The town was, at one point, the biggest in what was to become British Columbia.  It also had the largest Chinatown north of San Francisco.  

There were women living with their husbands (not just the ladies at the 'sporting club') and one of the displays was of clothing, both men's and women's.  

This wedding dress has machine made lace trimming both the bodice and the hem...yards of it.  

The white dress in this photo is made from muslin and hand made lace:

We talked for a while with the archeologist digging through a pile of 'spoil' which had been dug out of a part of the site for some improvements.  As we were talking, she turned over a shovel of dirt/gravel, and picked out the bottom of a small celadon bowl.  ;)

Maybe we should have gone panning for gold, after all!

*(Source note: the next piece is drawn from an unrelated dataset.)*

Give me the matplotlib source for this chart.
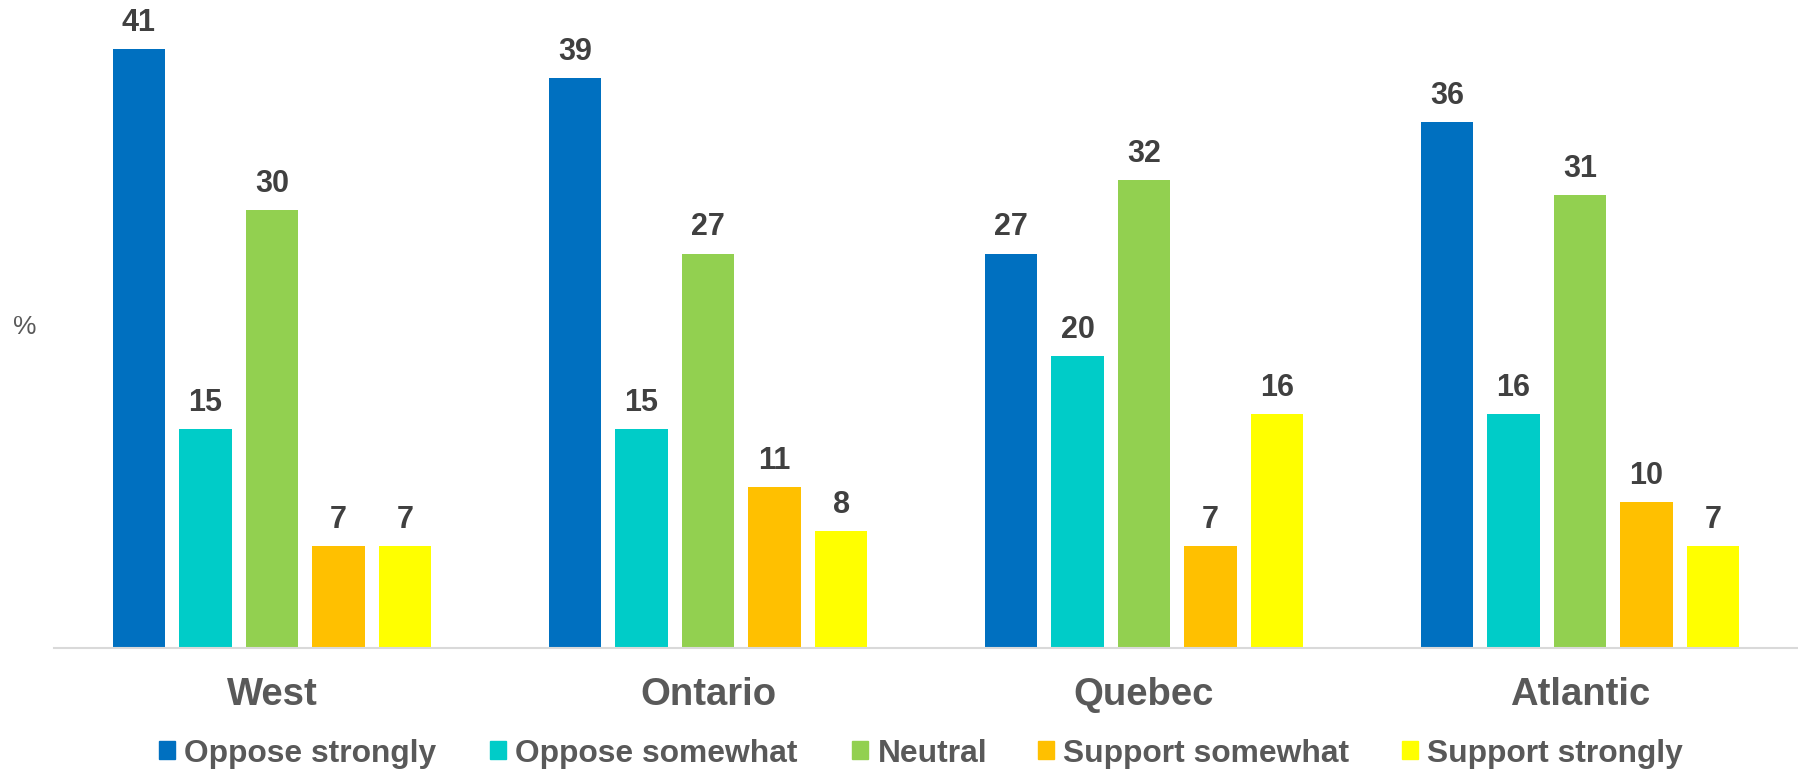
import numpy as np
import matplotlib.pyplot as plt
from matplotlib.patches import Patch

plt.rcParams['font.family'] = ['Liberation Sans', 'DejaVu Sans']

regions = ['West', 'Ontario', 'Quebec', 'Atlantic']
series = ['Oppose strongly', 'Oppose somewhat', 'Neutral', 'Support somewhat', 'Support strongly']
values = [
    [41, 39, 27, 36],
    [15, 15, 20, 16],
    [30, 27, 32, 31],
    [7, 11, 7, 10],
    [7, 8, 16, 7],
]
colors = ['#0070C0', '#00CCC8', '#92D050', '#FFC000', '#FFFF00']

W, H = 1798, 769
fig = plt.figure(figsize=(W / 100, H / 100), dpi=100)
ax = fig.add_axes([54 / W, (H - 648) / H, 1 - 54 / W, 648 / H])

x = np.arange(len(regions))
pitch = 0.1526
width = 0.121
for i, (name, vals) in enumerate(zip(series, values)):
    pos = x + (i - 2) * pitch
    ax.bar(pos, vals, width, color=colors[i], label=name)
    for px, v in zip(pos, vals):
        ax.annotate(str(v), (px, v), xytext=(0, 13), textcoords='offset points',
                    ha='center', va='baseline', fontsize=22, fontweight='bold',
                    color='#404040')

ax.set_xlim(-0.5, 3.5)
ax.set_ylim(0, 44.35)
for s in ['top', 'right', 'left']:
    ax.spines[s].set_visible(False)
ax.spines['bottom'].set_color('#D9D9D9')
ax.spines['bottom'].set_linewidth(1.5)
ax.set_yticks([])
ax.set_xticks(x)
ax.set_xticklabels(regions, fontsize=27.5, fontweight='bold', color='#595959')
ax.tick_params(axis='x', length=0, pad=21)

fig.text(25 / W, 1 - 327 / H, '%', fontsize=19, color='#595959', ha='center', va='center')

# legend entries placed one by one, like the original's uneven spacing
legend_x = [159, 490, 852, 1038, 1402]
for c, name, lx in zip(colors, series, legend_x):
    fig.legend([Patch(color=c)], [name], loc='center left',
               bbox_to_anchor=(lx / W, 0.020), frameon=False,
               handlelength=0.5, handleheight=0.5, handletextpad=0.3,
               prop={'size': 22.9, 'weight': 'bold'}, labelcolor='#595959',
               borderpad=0, borderaxespad=0)

fig.savefig('out.png', dpi=100)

Currently reading The Garden of the Hesperides by Lindsay Davies

Saturday, August 13, 2016

Fibre Goodies

Learning about camelid fibres...camel, yes, but llama, alpaca, guanaco, vicuña...

Monday, August 8, 2016

The Way I Like It

Allen Fannin (Handloom Weaving Technology) used to say that he liked boring because that meant nothing was going wrong.  How right he was!

So I am picking my way through this 100 yard long warp, hoping that the loom continues to behave (twice I've had to stop and fix 'issues' - when you add this much mechanical assistance, it seems something is always going out of adjustment or needing tweaking).

But so far, so good.  I've reached the 10% completion mark.

These panels (come towels, eventually) are far from perfect.  But their job isn't to be 'perfect' but to decorate the convention centre hall.  They need to be colourful and even a bit dramatic.  Inspired by the aurora borealis (northern lights) they will be bright and hopefully make the rather drab mostly concrete hall look warm and inviting.